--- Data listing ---
-------
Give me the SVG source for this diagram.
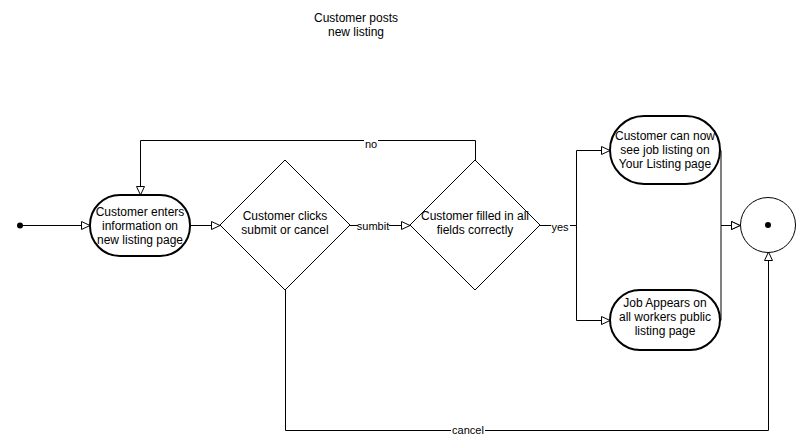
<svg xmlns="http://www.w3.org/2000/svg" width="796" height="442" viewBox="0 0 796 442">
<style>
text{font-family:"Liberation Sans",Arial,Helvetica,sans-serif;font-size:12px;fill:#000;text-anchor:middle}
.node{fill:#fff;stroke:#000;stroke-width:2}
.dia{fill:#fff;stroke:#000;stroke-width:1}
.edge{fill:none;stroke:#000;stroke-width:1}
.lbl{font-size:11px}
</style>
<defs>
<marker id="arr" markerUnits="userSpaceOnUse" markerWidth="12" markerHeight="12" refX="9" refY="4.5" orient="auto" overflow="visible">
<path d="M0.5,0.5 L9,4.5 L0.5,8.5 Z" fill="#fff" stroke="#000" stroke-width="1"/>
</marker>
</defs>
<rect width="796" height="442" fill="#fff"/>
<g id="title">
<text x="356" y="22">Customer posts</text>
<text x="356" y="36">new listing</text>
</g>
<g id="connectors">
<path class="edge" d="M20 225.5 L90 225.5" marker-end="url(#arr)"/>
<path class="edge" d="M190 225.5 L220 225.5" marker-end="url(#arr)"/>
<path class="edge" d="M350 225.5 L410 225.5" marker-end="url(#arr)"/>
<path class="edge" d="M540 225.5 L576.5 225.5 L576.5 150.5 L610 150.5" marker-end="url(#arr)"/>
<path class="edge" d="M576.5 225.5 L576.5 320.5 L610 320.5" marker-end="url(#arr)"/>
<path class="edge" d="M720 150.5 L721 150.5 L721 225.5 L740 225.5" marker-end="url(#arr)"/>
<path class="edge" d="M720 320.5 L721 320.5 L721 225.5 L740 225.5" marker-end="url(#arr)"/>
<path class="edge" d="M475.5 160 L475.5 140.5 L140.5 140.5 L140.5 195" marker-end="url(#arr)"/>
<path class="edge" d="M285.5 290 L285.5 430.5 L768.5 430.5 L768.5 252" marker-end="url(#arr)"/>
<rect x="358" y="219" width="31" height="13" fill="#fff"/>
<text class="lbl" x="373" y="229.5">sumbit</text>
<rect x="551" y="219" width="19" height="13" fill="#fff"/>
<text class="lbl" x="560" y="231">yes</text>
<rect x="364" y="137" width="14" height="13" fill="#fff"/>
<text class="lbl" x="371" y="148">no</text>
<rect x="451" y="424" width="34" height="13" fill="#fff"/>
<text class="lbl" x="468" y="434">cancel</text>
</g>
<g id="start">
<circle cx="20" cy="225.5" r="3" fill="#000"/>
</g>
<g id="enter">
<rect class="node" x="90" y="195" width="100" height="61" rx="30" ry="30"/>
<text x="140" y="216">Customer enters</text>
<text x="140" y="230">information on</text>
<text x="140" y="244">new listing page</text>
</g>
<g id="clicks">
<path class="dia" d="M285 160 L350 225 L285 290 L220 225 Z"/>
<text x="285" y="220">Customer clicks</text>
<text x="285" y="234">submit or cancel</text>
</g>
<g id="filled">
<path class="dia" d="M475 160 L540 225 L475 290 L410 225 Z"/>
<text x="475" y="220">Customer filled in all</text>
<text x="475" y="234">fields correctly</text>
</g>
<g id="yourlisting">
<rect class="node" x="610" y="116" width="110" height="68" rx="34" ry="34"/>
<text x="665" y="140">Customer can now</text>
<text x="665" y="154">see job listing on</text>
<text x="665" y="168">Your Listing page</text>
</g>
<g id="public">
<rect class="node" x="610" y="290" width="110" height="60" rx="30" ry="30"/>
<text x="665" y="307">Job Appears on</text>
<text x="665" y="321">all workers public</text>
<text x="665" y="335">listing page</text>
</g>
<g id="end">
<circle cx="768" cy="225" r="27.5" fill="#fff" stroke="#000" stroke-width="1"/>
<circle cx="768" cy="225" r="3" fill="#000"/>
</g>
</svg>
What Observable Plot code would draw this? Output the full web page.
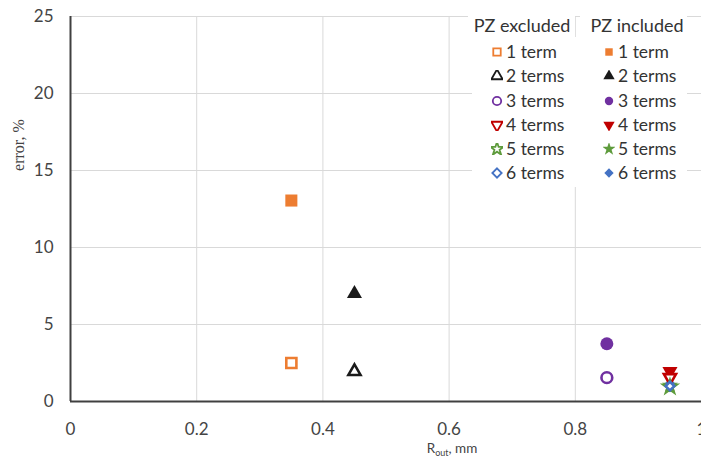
-------
--- Task brief ---
Pictures appear in the records above. Output everything except them, exactly.

--- Solution to this exercise ---
Give me the SVG source for this diagram.
<svg xmlns="http://www.w3.org/2000/svg" width="796" height="442" viewBox="0 0 796 442">
<style>
text{font-family:"Liberation Sans",Arial,Helvetica,sans-serif;font-size:12px;fill:#000;text-anchor:middle}
.node{fill:#fff;stroke:#000;stroke-width:2}
.dia{fill:#fff;stroke:#000;stroke-width:1}
.edge{fill:none;stroke:#000;stroke-width:1}
.lbl{font-size:11px}
</style>
<defs>
<marker id="arr" markerUnits="userSpaceOnUse" markerWidth="12" markerHeight="12" refX="9" refY="4.5" orient="auto" overflow="visible">
<path d="M0.5,0.5 L9,4.5 L0.5,8.5 Z" fill="#fff" stroke="#000" stroke-width="1"/>
</marker>
</defs>
<rect width="796" height="442" fill="#fff"/>
<g id="title">
<text x="356" y="22">Customer posts</text>
<text x="356" y="36">new listing</text>
</g>
<g id="connectors">
<path class="edge" d="M20 225.5 L90 225.5" marker-end="url(#arr)"/>
<path class="edge" d="M190 225.5 L220 225.5" marker-end="url(#arr)"/>
<path class="edge" d="M350 225.5 L410 225.5" marker-end="url(#arr)"/>
<path class="edge" d="M540 225.5 L576.5 225.5 L576.5 150.5 L610 150.5" marker-end="url(#arr)"/>
<path class="edge" d="M576.5 225.5 L576.5 320.5 L610 320.5" marker-end="url(#arr)"/>
<path class="edge" d="M720 150.5 L721 150.5 L721 225.5 L740 225.5" marker-end="url(#arr)"/>
<path class="edge" d="M720 320.5 L721 320.5 L721 225.5 L740 225.5" marker-end="url(#arr)"/>
<path class="edge" d="M475.5 160 L475.5 140.5 L140.5 140.5 L140.5 195" marker-end="url(#arr)"/>
<path class="edge" d="M285.5 290 L285.5 430.5 L768.5 430.5 L768.5 252" marker-end="url(#arr)"/>
<rect x="358" y="219" width="31" height="13" fill="#fff"/>
<text class="lbl" x="373" y="229.5">sumbit</text>
<rect x="551" y="219" width="19" height="13" fill="#fff"/>
<text class="lbl" x="560" y="231">yes</text>
<rect x="364" y="137" width="14" height="13" fill="#fff"/>
<text class="lbl" x="371" y="148">no</text>
<rect x="451" y="424" width="34" height="13" fill="#fff"/>
<text class="lbl" x="468" y="434">cancel</text>
</g>
<g id="start">
<circle cx="20" cy="225.5" r="3" fill="#000"/>
</g>
<g id="enter">
<rect class="node" x="90" y="195" width="100" height="61" rx="30" ry="30"/>
<text x="140" y="216">Customer enters</text>
<text x="140" y="230">information on</text>
<text x="140" y="244">new listing page</text>
</g>
<g id="clicks">
<path class="dia" d="M285 160 L350 225 L285 290 L220 225 Z"/>
<text x="285" y="220">Customer clicks</text>
<text x="285" y="234">submit or cancel</text>
</g>
<g id="filled">
<path class="dia" d="M475 160 L540 225 L475 290 L410 225 Z"/>
<text x="475" y="220">Customer filled in all</text>
<text x="475" y="234">fields correctly</text>
</g>
<g id="yourlisting">
<rect class="node" x="610" y="116" width="110" height="68" rx="34" ry="34"/>
<text x="665" y="140">Customer can now</text>
<text x="665" y="154">see job listing on</text>
<text x="665" y="168">Your Listing page</text>
</g>
<g id="public">
<rect class="node" x="610" y="290" width="110" height="60" rx="30" ry="30"/>
<text x="665" y="307">Job Appears on</text>
<text x="665" y="321">all workers public</text>
<text x="665" y="335">listing page</text>
</g>
<g id="end">
<circle cx="768" cy="225" r="27.5" fill="#fff" stroke="#000" stroke-width="1"/>
<circle cx="768" cy="225" r="3" fill="#000"/>
</g>
</svg>
What Observable Plot code would draw this? Output the full web page.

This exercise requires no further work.